#### Aim of the exercise
Pictures don't belong in the copy; print all the records exactly.

#### Supplied information
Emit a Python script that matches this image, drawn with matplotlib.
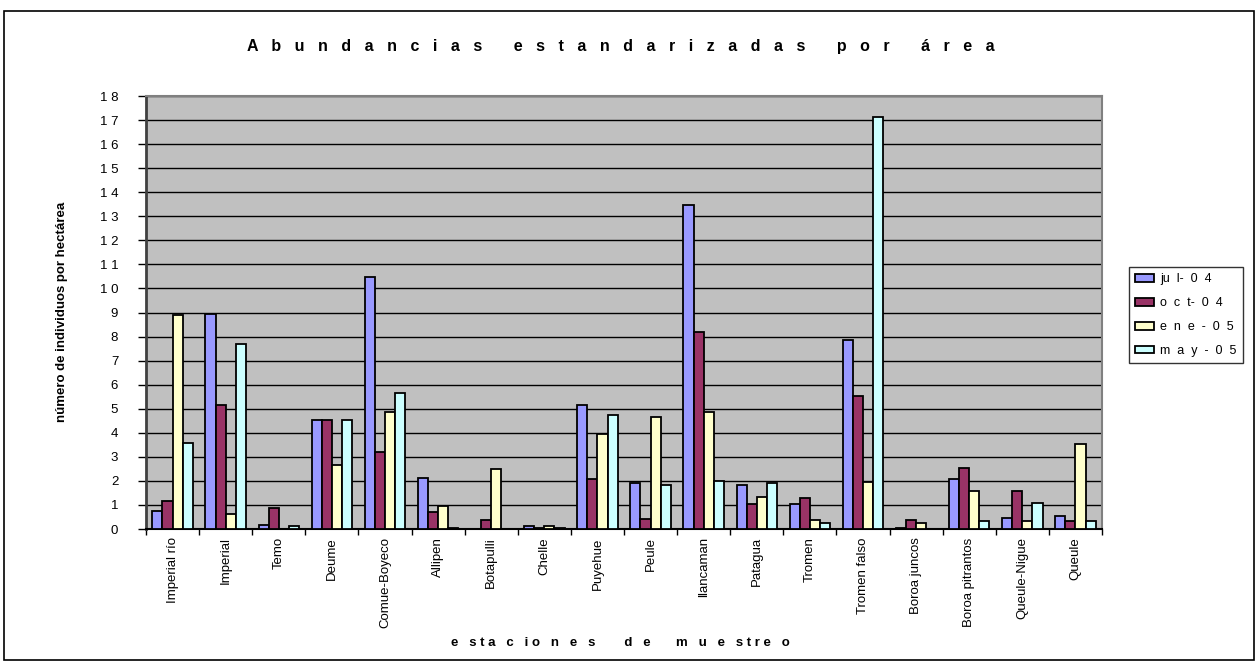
import numpy as np
import matplotlib
matplotlib.use("Agg")
import matplotlib.pyplot as plt
from matplotlib.patches import Rectangle, Patch

plt.rcParams['font.family'] = ['Liberation Sans', 'DejaVu Sans']

# Sampling stations
stations = ["Imperial río", "Imperial", "Temo", "Deume", "Comue-Boyeco", "Allipen",
            "Botapulli", "Chelle", "Puyehue", "Peule", "llancaman", "Patagua",
            "Tromen", "Tromen falso", "Boroa juncos", "Boroa pitrantos",
            "Queule-Nigue", "Queule"]

# Standardised abundance (individuals per hectare) for each campaign
jul_04 = [0.75, 8.92, 0.18, 4.53, 10.47, 2.11, 0.0, 0.14, 5.14, 1.93,
          13.47, 1.83, 1.04, 7.86, 0.05, 2.08, 0.44, 0.54]
oct_04 = [1.18, 5.14, 0.88, 4.53, 3.22, 0.72, 0.38, 0.05, 2.07, 0.43,
          8.17, 1.04, 1.28, 5.53, 0.39, 2.53, 1.58, 0.35]
ene_05 = [8.89, 0.63, 0.0, 2.68, 4.87, 0.97, 2.49, 0.14, 3.93, 4.64,
          4.86, 1.33, 0.39, 1.94, 0.24, 1.60, 0.35, 3.54]
may_05 = [3.58, 7.67, 0.14, 4.53, 5.64, 0.06, 0.0, 0.05, 4.74, 1.82,
          2.00, 1.90, 0.24, 17.12, 0.0, 0.35, 1.08, 0.35]

series_labels = ["ju  l-  0  4", "o  c  t-  0  4", "e  n  e  -  0  5", "m  a  y  -  0  5"]
series_colors = ["#9999FF", "#993366", "#FFFFCC", "#CCFFFF"]
y_ticks = list(range(0, 19))
y_tick_labels = [" ".join(str(v)) for v in y_ticks]

title_words = ["Abundancias", "estandarizadas", "por", "área"]
title_text = (" " * 7).join((" " * 3).join(w) for w in title_words)
xlabel_text = "e   s t a   c   i o   n   e   s        d   e       m   u   e   s t r e   o"
ylabel_text = "número de individuos por hectárea"

W, H = 1258, 664
fig = plt.figure(figsize=(W / 100, H / 100), dpi=100)

# Outer chart frame
fig.patches.append(Rectangle((4 / W, 1 - 660 / H), 1250 / W, 649 / H,
                             transform=fig.transFigure, fill=False,
                             edgecolor="black", linewidth=1.2, zorder=0))

ax = fig.add_axes([146 / W, 1 - 529 / H, 956 / W, 433 / H])
ax.set_facecolor("#C0C0C0")

n = len(stations)
x = np.arange(n)
bw = 0.19
all_series = [jul_04, oct_04, ene_05, may_05]
for i, (vals, col, lab) in enumerate(zip(all_series, series_colors, series_labels)):
    offs = (i - 1.5) * bw
    ax.bar(x + offs, vals, width=bw, color=col, edgecolor="black",
           linewidth=1.3, label=lab, zorder=3)

ax.set_xlim(-0.5, n - 0.5)
ax.set_ylim(0, 18)
ax.set_yticks(y_ticks)
ax.set_yticklabels(y_tick_labels, fontsize=9.5)
ax.yaxis.grid(True, color="black", linewidth=1.0, zorder=1)
ax.set_axisbelow(True)

# Category separators as tick marks, labels centred under each group
ax.set_xticks(np.arange(-0.5, n, 1.0))
ax.set_xticklabels([])
ax.set_xticks(x, minor=True)
ax.set_xticklabels(stations, minor=True, rotation=90, fontsize=9.5,
                   va="top", ha="center")
ax.tick_params(axis="x", which="minor", length=0, pad=6)
ax.tick_params(axis="x", which="major", length=4, width=1, direction="out")
ax.tick_params(axis="y", length=6, width=1, direction="out", pad=14)

for side in ["top", "right"]:
    ax.spines[side].set_color("#808080")
    ax.spines[side].set_linewidth(1.5)
ax.spines["left"].set_color("#404040")
ax.spines["left"].set_linewidth(2)
ax.spines["bottom"].set_color("black")
ax.spines["bottom"].set_linewidth(1.5)

fig.text(621 / W, 1 - 46 / H, title_text,
         ha="center", va="center", fontsize=11.5, fontweight="bold")
fig.text(620 / W, 1 - 643 / H, xlabel_text,
         ha="center", va="center", fontsize=9.5, fontweight="bold")
fig.text(62 / W, 1 - 312 / H, ylabel_text,
         ha="center", va="center", rotation=90, fontsize=9.5, fontweight="bold")

handles = [Patch(facecolor=c, edgecolor="black", linewidth=1.3) for c in series_colors]
leg = fig.legend(handles, series_labels, loc="upper left",
                 bbox_to_anchor=(1129 / W, 1 - 267 / H),
                 bbox_transform=fig.transFigure, fontsize=9, frameon=True,
                 fancybox=False, edgecolor="black", borderpad=0.5,
                 labelspacing=0.95, handlelength=1.5, handleheight=0.6,
                 handletextpad=0.5, borderaxespad=0)
leg.get_frame().set_linewidth(1.0)

fig.savefig("out.png", dpi=100)
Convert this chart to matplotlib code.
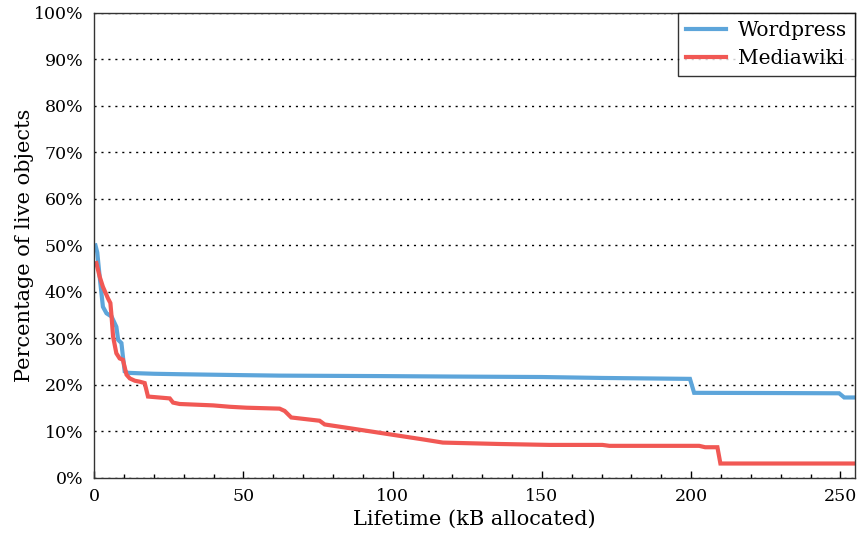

#### Solution for this problem
Emit a Python script that matches this image, drawn with matplotlib.
import numpy as np
import matplotlib
matplotlib.use("Agg")
import matplotlib.pyplot as plt
from matplotlib.patches import Rectangle, Patch

plt.rcParams['font.family'] = ['Liberation Sans', 'DejaVu Sans']

# Sampling stations
stations = ["Imperial río", "Imperial", "Temo", "Deume", "Comue-Boyeco", "Allipen",
            "Botapulli", "Chelle", "Puyehue", "Peule", "llancaman", "Patagua",
            "Tromen", "Tromen falso", "Boroa juncos", "Boroa pitrantos",
            "Queule-Nigue", "Queule"]

# Standardised abundance (individuals per hectare) for each campaign
jul_04 = [0.75, 8.92, 0.18, 4.53, 10.47, 2.11, 0.0, 0.14, 5.14, 1.93,
          13.47, 1.83, 1.04, 7.86, 0.05, 2.08, 0.44, 0.54]
oct_04 = [1.18, 5.14, 0.88, 4.53, 3.22, 0.72, 0.38, 0.05, 2.07, 0.43,
          8.17, 1.04, 1.28, 5.53, 0.39, 2.53, 1.58, 0.35]
ene_05 = [8.89, 0.63, 0.0, 2.68, 4.87, 0.97, 2.49, 0.14, 3.93, 4.64,
          4.86, 1.33, 0.39, 1.94, 0.24, 1.60, 0.35, 3.54]
may_05 = [3.58, 7.67, 0.14, 4.53, 5.64, 0.06, 0.0, 0.05, 4.74, 1.82,
          2.00, 1.90, 0.24, 17.12, 0.0, 0.35, 1.08, 0.35]

series_labels = ["ju  l-  0  4", "o  c  t-  0  4", "e  n  e  -  0  5", "m  a  y  -  0  5"]
series_colors = ["#9999FF", "#993366", "#FFFFCC", "#CCFFFF"]
y_ticks = list(range(0, 19))
y_tick_labels = [" ".join(str(v)) for v in y_ticks]

title_words = ["Abundancias", "estandarizadas", "por", "área"]
title_text = (" " * 7).join((" " * 3).join(w) for w in title_words)
xlabel_text = "e   s t a   c   i o   n   e   s        d   e       m   u   e   s t r e   o"
ylabel_text = "número de individuos por hectárea"

W, H = 1258, 664
fig = plt.figure(figsize=(W / 100, H / 100), dpi=100)

# Outer chart frame
fig.patches.append(Rectangle((4 / W, 1 - 660 / H), 1250 / W, 649 / H,
                             transform=fig.transFigure, fill=False,
                             edgecolor="black", linewidth=1.2, zorder=0))

ax = fig.add_axes([146 / W, 1 - 529 / H, 956 / W, 433 / H])
ax.set_facecolor("#C0C0C0")

n = len(stations)
x = np.arange(n)
bw = 0.19
all_series = [jul_04, oct_04, ene_05, may_05]
for i, (vals, col, lab) in enumerate(zip(all_series, series_colors, series_labels)):
    offs = (i - 1.5) * bw
    ax.bar(x + offs, vals, width=bw, color=col, edgecolor="black",
           linewidth=1.3, label=lab, zorder=3)

ax.set_xlim(-0.5, n - 0.5)
ax.set_ylim(0, 18)
ax.set_yticks(y_ticks)
ax.set_yticklabels(y_tick_labels, fontsize=9.5)
ax.yaxis.grid(True, color="black", linewidth=1.0, zorder=1)
ax.set_axisbelow(True)

# Category separators as tick marks, labels centred under each group
ax.set_xticks(np.arange(-0.5, n, 1.0))
ax.set_xticklabels([])
ax.set_xticks(x, minor=True)
ax.set_xticklabels(stations, minor=True, rotation=90, fontsize=9.5,
                   va="top", ha="center")
ax.tick_params(axis="x", which="minor", length=0, pad=6)
ax.tick_params(axis="x", which="major", length=4, width=1, direction="out")
ax.tick_params(axis="y", length=6, width=1, direction="out", pad=14)

for side in ["top", "right"]:
    ax.spines[side].set_color("#808080")
    ax.spines[side].set_linewidth(1.5)
ax.spines["left"].set_color("#404040")
ax.spines["left"].set_linewidth(2)
ax.spines["bottom"].set_color("black")
ax.spines["bottom"].set_linewidth(1.5)

fig.text(621 / W, 1 - 46 / H, title_text,
         ha="center", va="center", fontsize=11.5, fontweight="bold")
fig.text(620 / W, 1 - 643 / H, xlabel_text,
         ha="center", va="center", fontsize=9.5, fontweight="bold")
fig.text(62 / W, 1 - 312 / H, ylabel_text,
         ha="center", va="center", rotation=90, fontsize=9.5, fontweight="bold")

handles = [Patch(facecolor=c, edgecolor="black", linewidth=1.3) for c in series_colors]
leg = fig.legend(handles, series_labels, loc="upper left",
                 bbox_to_anchor=(1129 / W, 1 - 267 / H),
                 bbox_transform=fig.transFigure, fontsize=9, frameon=True,
                 fancybox=False, edgecolor="black", borderpad=0.5,
                 labelspacing=0.95, handlelength=1.5, handleheight=0.6,
                 handletextpad=0.5, borderaxespad=0)
leg.get_frame().set_linewidth(1.0)

fig.savefig("out.png", dpi=100)
Convert this chart to matplotlib code.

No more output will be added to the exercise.